Ion transport in polycarbonate based solid polymer electrolytes: experimental and computational investigations

Among the alternative host materials for solid polymer electrolytes (SPEs), polycarbonates have recently shown promising functionality in all-solid-state lithium batteries from ambient to elevated temperatures. While the computational and experimental investigations of ion conduction in conventional polyethers have been extensive, the ion transport in polycarbonates has been much less studied. The present work investigates the ionic transport behavior in SPEs based on poly(trimethylene carbonate) (PTMC) and its co-polymer with ε-caprolactone (CL) via both experimental and computational approaches. FTIR spectra indicated a preferential local coordination between Li(+) and ester carbonyl oxygen atoms in the P(TMC20CL80) co-polymer SPE. Diffusion NMR revealed that the co-polymer SPE also displays higher ion mobilities than PTMC. For both systems, locally oriented polymer domains, a few hundred nanometers in size and with limited connections between them, were inferred from the NMR spin relaxation and diffusion data.
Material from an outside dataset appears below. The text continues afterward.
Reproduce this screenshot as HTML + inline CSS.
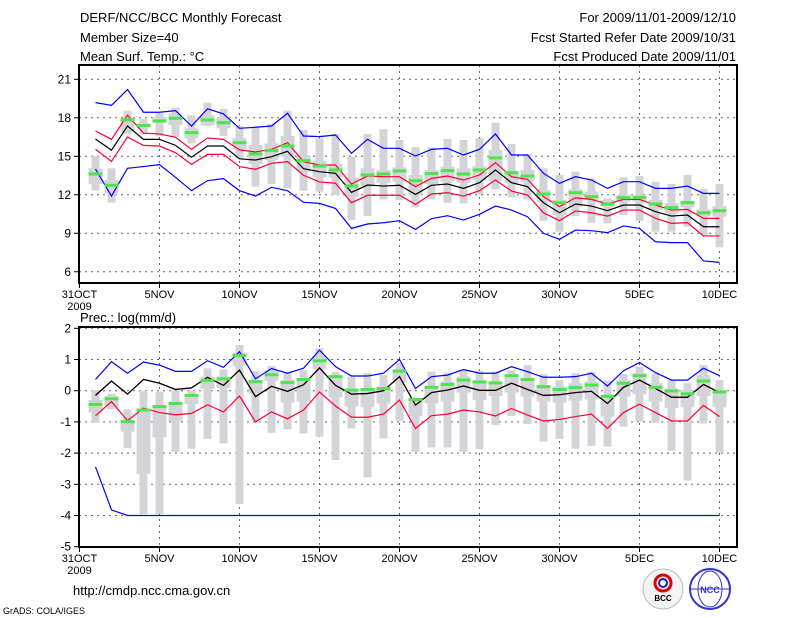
<!DOCTYPE html>
<html><head><meta charset="utf-8">
<style>
html,body{margin:0;padding:0;background:#fff;}
svg{display:block;font-family:"Liberation Sans",sans-serif;}
</style></head>
<body>
<svg id="chart" width="800" height="618" viewBox="0 0 800 618" xmlns="http://www.w3.org/2000/svg">
<g font-size="13" fill="#000">
<text x="80" y="22">DERF/NCC/BCC Monthly Forecast</text>
<text x="80" y="42">Member Size=40</text>
<text x="80" y="61">Mean Surf. Temp.: °C</text>
<text x="736" y="22" text-anchor="end">For 2009/11/01-2009/12/10</text>
<text x="736" y="42" text-anchor="end">Fcst Started Refer Date 2009/10/31</text>
<text x="736" y="61" text-anchor="end">Fcst Produced Date 2009/11/01</text>
<text x="80" y="322">Prec.: log(mm/d)</text>
</g>
<g id="top"></g>
<g id="bot"></g>
<text x="73" y="595" font-size="13">http://cmdp.ncc.cma.gov.cn</text>
<text x="3" y="614" font-size="9">GrADS: COLA/IGES</text>
<g>
<circle cx="663" cy="589" r="20" fill="#f4f4f4" stroke="#bbb"/>
<circle cx="663" cy="583" r="8" fill="none" stroke="#d00" stroke-width="3"/>
<circle cx="663" cy="583" r="4" fill="none" stroke="#22a" stroke-width="2"/>
<text x="663" y="601" font-size="8" text-anchor="middle" font-weight="bold">BCC</text>
</g>
<g>
<circle cx="710" cy="589" r="20" fill="#fff" stroke="#33c" stroke-width="2"/>
<ellipse cx="710" cy="589" rx="12" ry="18" fill="none" stroke="#33c"/>
<line x1="690" y1="589" x2="730" y2="589" stroke="#33c"/>
<text x="710" y="593" font-size="9" text-anchor="middle" fill="#33c" font-weight="bold">NCC</text>
</g>
</svg>
<script>
// ---- temperature data (days 1..40) ----
const tBlueHi=[19.18,18.97,20.2,18.43,18.43,18.56,17.36,18.7,18.3,17.18,17.26,17.36,18.35,16.58,16.53,16.66,15.23,16.32,15.62,15.62,15.02,15.54,15.62,15.1,15.54,16.74,15.1,15.1,13.67,12.89,13.41,13.15,12.5,13.02,13.02,12.5,12.5,12.68,12.11,12.11];
const tRedHi=[16.97,16.32,18.2,16.8,16.74,16.48,15.54,16.43,16.32,15.5,15.34,15.54,16.06,14.58,14.32,14.32,12.84,13.46,13.41,13.41,12.63,13.28,13.46,13.15,13.54,14.5,13.41,13.2,11.85,11.07,11.77,11.64,11.28,11.64,11.64,11.2,10.81,10.86,10.16,10.16];
const tMean=[16.35,15.47,17.36,16.32,16.32,15.85,14.92,15.8,15.8,14.8,14.71,14.97,15.39,14.03,13.8,13.67,12.19,12.76,12.68,12.74,12.03,12.74,12.84,12.5,12.94,13.93,12.94,12.63,11.38,10.6,11.28,11.12,10.76,11.2,11.2,10.68,10.34,10.42,9.51,9.51];
const tRedLo=[15.55,14.6,16.5,15.85,15.8,15.28,14.37,15.15,15.15,14.2,13.98,14.45,14.58,13.52,13.0,12.9,11.38,11.96,11.96,11.96,11.25,12.06,12.16,11.9,12.32,13.15,12.29,11.98,10.6,9.98,10.74,10.6,10.34,10.81,10.81,10.16,9.77,9.83,8.79,8.79];
const tBlueLo=[14.0,11.9,14.06,14.2,14.35,13.36,12.32,13.1,13.26,12.32,11.9,12.58,12.32,11.41,11.33,10.94,9.38,9.72,9.82,9.98,9.3,10.14,10.37,10.03,10.48,11.12,10.81,10.29,9.0,8.53,9.25,9.2,9.05,9.57,9.38,8.34,8.27,8.27,6.84,6.73];
const tWhiskHi=[15.0,14.06,18.56,17.9,18.35,18.8,18.2,19.18,18.7,17.36,17.31,17.52,18.56,17.05,16.4,16.74,14.97,16.74,17.1,16.27,15.7,15.7,16.35,16.27,16.4,17.62,15.96,15.18,14.06,13.54,13.8,13.28,11.72,13.36,13.46,13.02,12.84,13.54,12.45,12.84];
const tWhiskLo=[12.33,11.4,16.74,16.74,16.58,16.53,16.0,17.36,16.58,14.84,12.63,12.84,12.5,12.32,12.24,11.98,10.03,10.34,11.64,11.6,11.02,11.64,11.38,11.33,12.06,12.42,11.8,11.64,9.98,9.12,10.34,9.82,9.77,10.42,9.98,9.12,9.12,9.51,8.86,7.9];
const tBoxHi=[14.06,13.15,17.96,17.56,18.04,18.35,17.18,18.2,18.04,16.4,15.88,16.0,16.58,15.1,14.66,14.4,13.36,14.06,13.93,14.14,13.54,13.93,14.2,14.06,14.24,15.49,13.8,13.93,12.37,11.59,12.42,12.24,11.59,11.98,11.8,11.59,11.33,11.54,10.87,11.12];
const tBoxLo=[12.84,12.1,16.9,17.18,17.62,17.44,16.4,17.41,17.18,15.54,14.4,14.71,14.97,13.8,13.36,13.36,11.85,12.68,12.94,13.02,11.98,12.84,13.02,12.94,13.15,13.1,12.89,13.02,11.46,10.42,11.07,11.59,11.07,11.46,11.46,10.81,10.55,11.02,10.29,10.29];
const tGreen=[13.62,12.74,17.83,17.4,17.75,17.96,16.84,17.83,17.62,16.06,15.18,15.44,15.8,14.66,14.24,13.93,12.68,13.54,13.62,13.85,13.1,13.65,13.88,13.62,13.93,14.87,13.72,13.46,12.06,11.38,12.16,11.85,11.28,11.77,11.8,11.28,11.0,11.38,10.6,10.76];
// ---- precipitation data ----
const pBlueHi=[0.36,0.93,0.56,0.92,0.82,0.62,0.62,0.96,0.75,1.25,0.38,0.71,0.56,0.72,1.3,0.77,0.47,0.47,0.56,1.0,0.07,0.45,0.5,0.68,0.56,0.56,0.77,0.61,0.43,0.43,0.45,0.56,0.15,0.64,0.9,0.58,0.34,0.34,0.72,0.48];
const pMean=[-0.15,0.31,-0.11,0.36,0.24,0.04,0.09,0.43,0.17,0.66,-0.19,0.14,-0.02,0.19,0.73,0.17,-0.11,-0.09,0.0,0.45,-0.46,-0.06,0.02,0.15,0.01,0.01,0.24,0.04,-0.15,-0.13,-0.06,-0.02,-0.41,0.11,0.34,0.07,-0.21,-0.21,0.2,-0.06];
const pRedLo=[-0.8,-0.35,-0.96,-0.56,-0.7,-0.77,-0.73,-0.45,-0.68,-0.17,-1.0,-0.68,-0.9,-0.62,-0.04,-0.49,-0.85,-0.85,-0.75,-0.3,-1.21,-0.8,-0.75,-0.62,-0.68,-0.81,-0.57,-0.78,-0.97,-0.92,-0.83,-0.75,-1.21,-0.7,-0.43,-0.7,-0.97,-0.97,-0.47,-0.83];
const pBlueLo=[-2.44,-3.82,-4,-4,-4,-4,-4,-4,-4,-4,-4,-4,-4,-4,-4,-4,-4,-4,-4,-4,-4,-4,-4,-4,-4,-4,-4,-4,-4,-4,-4,-4,-4,-4,-4,-4,-4,-4,-4,-4];
const pWhiskHi=[0.02,-0.1,-0.6,0.0,-0.03,0.0,0.0,0.72,0.68,1.46,0.63,0.79,0.6,0.66,1.36,0.61,0.45,0.56,0.5,0.88,-0.3,0.61,0.58,0.68,0.64,0.61,0.66,0.82,0.53,0.34,0.56,0.61,0.32,0.53,0.77,0.56,0.34,0.24,0.82,0.34];
const pWhiskLo=[-1.03,-0.6,-1.84,-3.95,-3.95,-1.96,-1.86,-1.54,-1.69,-3.63,-0.96,-1.35,-1.24,-1.37,-1.47,-2.22,-1.21,-2.78,-1.53,-0.96,-1.96,-1.82,-1.82,-1.96,-1.88,-1.1,-0.81,-1.07,-1.63,-1.54,-1.86,-1.77,-1.79,-1.15,-0.99,-1.03,-1.92,-2.88,-1.05,-1.99];
const pBoxHi=[-0.3,-0.17,-0.94,-0.57,-0.46,-0.35,-0.14,0.45,0.45,1.22,0.34,0.66,0.34,0.4,1.11,0.47,0.07,0.07,0.13,0.66,-0.3,0.15,0.29,0.45,0.34,0.24,0.5,0.34,0.18,0.13,0.24,0.29,-0.14,0.34,0.56,0.24,0.07,0.02,0.5,0.02];
const pBoxLo=[-0.7,-0.51,-1.31,-2.67,-1.5,-0.96,-0.43,0.06,0.09,0.8,-0.09,0.32,-0.38,-0.35,0.68,-0.21,-0.51,-0.53,-0.41,0.24,-0.81,-0.41,-0.35,-0.06,-0.3,-0.17,-0.06,-0.19,-0.35,-0.38,-0.32,-0.28,-0.83,-0.19,-0.11,-0.35,-0.56,-0.53,-0.17,-0.53];
const pGreen=[-0.44,-0.26,-0.99,-0.62,-0.51,-0.41,-0.15,0.33,0.38,1.13,0.29,0.51,0.26,0.36,0.96,0.45,0.02,0.04,0.07,0.63,-0.28,0.11,0.2,0.34,0.28,0.25,0.48,0.36,0.13,0.04,0.1,0.18,-0.18,0.24,0.48,0.11,-0.01,-0.1,0.31,-0.04];
const xLabels=["31OCT","5NOV","10NOV","15NOV","20NOV","25NOV","30NOV","5DEC","10DEC"];
const tTicks=[6,9,12,15,18,21];
const pTicks=[-5,-4,-3,-2,-1,0,1,2];

const NS="http://www.w3.org/2000/svg";
const X0=79.5,DX=16,XL=79,XR=737;
const xs=d=>X0+d*DX;
function mk(parent,tag,attrs){const e=document.createElementNS(NS,tag);for(const k in attrs)e.setAttribute(k,attrs[k]);parent.appendChild(e);return e;}

function panel(g,top,bot,ys,ticks,whHi,whLo,bxHi,bxLo,grn,lines){
  // grid
  ticks.forEach(v=>{const y=ys(v);
    if(y>top+1&&y<bot-1){const l=mk(g,'line',{x1:XL,x2:XR,y1:y,y2:y,stroke:'#666','stroke-dasharray':'2,4','stroke-width':1});
    
    }
    const tk=mk(g,'line',{x1:XL-5,x2:XL,y1:y,y2:y,stroke:'#000'});
    
    
    const t=mk(g,'text',{x:XL-8,y:y+4,'font-size':12,'text-anchor':'end'});t.textContent=v;
    
    
  });
  xLabels.forEach((s,i)=>{const x=xs(i*5);
    if(i>0){const l=mk(g,'line',{x1:x,x2:x,y1:top,y2:bot,stroke:'#666','stroke-dasharray':'2,4'});
    
    }
    const tk=mk(g,'line',{x1:x,x2:x,y1:bot,y2:bot+5,stroke:'#000'});
    
    
    const t=mk(g,'text',{x:x,y:bot+15,'font-size':11,'text-anchor':'middle'});t.textContent=s;
    
    
  });
  const yr=mk(g,'text',{x:xs(0),y:bot+27,'font-size':11,'text-anchor':'middle'});yr.textContent='2009';
  
  
  // boxes
  for(let i=0;i<whHi.length;i++){const x=xs(i+1);
    const w=mk(g,'rect',{x:x-4,y:ys(whHi[i]),width:8,height:ys(whLo[i])-ys(whHi[i]),fill:'#d3d4d8'});
    
    
    const b=mk(g,'rect',{x:x-7,y:ys(bxHi[i]),width:14,height:ys(bxLo[i])-ys(bxHi[i]),fill:'#d3d4d8'});
    
    
  }
  lines.forEach(([arr,col,name])=>{
    const pts=arr.map((v,i)=>xs(i+1)+','+ys(v)).join(' ');
    const p=mk(g,'polyline',{points:pts,fill:'none',stroke:col,'stroke-width':1.2});
    
    
  });
  for(let i=0;i<grn.length;i++){const x=xs(i+1);
    const r=mk(g,'rect',{x:x-7,y:ys(grn[i])-1.5,width:14,height:3,fill:'#4ee44e'});
    
    
  }
  const fr=mk(g,'rect',{x:XL,y:top,width:XR-XL,height:bot-top,fill:'none',stroke:'#000','stroke-width':2});
  
  
}
const ysT=v=>79.3+(21-v)*12.83;
const ysP=v=>390.7-v*31.2;
panel(document.getElementById('top'),65,283,ysT,tTicks,tWhiskHi,tWhiskLo,tBoxHi,tBoxLo,tGreen,
 [[tBlueHi,'#0000ff','temp-max-line'],[tBlueLo,'#0000ff','temp-min-line'],[tRedHi,'#ff0033','temp-upper-line'],[tRedLo,'#ff0033','temp-lower-line'],[tMean,'#000','temp-mean-line']]);
const pRedHi=pMean.map(v=>v);
panel(document.getElementById('bot'),327,547,ysP,pTicks,pWhiskHi,pWhiskLo,pBoxHi,pBoxLo,pGreen,
 [[pBlueHi,'#0000ff','prec-max-line'],[pBlueLo,'#0000ff','prec-min-line'],[pRedHi,'#ff0033','prec-upper-line'],[pRedLo,'#ff0033','prec-lower-line'],[pMean,'#000','prec-mean-line']]);
</script>
</body></html>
Potentiostatic polarization experiments revealed notably higher cationic transference numbers in the polycarbonate based SPEs as compared to conventional polyether based SPEs. In addition, MD simulations provided atomic-scale insight into the structure-dynamics properties, including confirmation of a preferential Li(+)-carbonyl oxygen atom coordination, with a preference in coordination to the ester based monomers. A coupling of the Li-ion dynamics to the polymer chain dynamics was indicated by both simulations and experiments.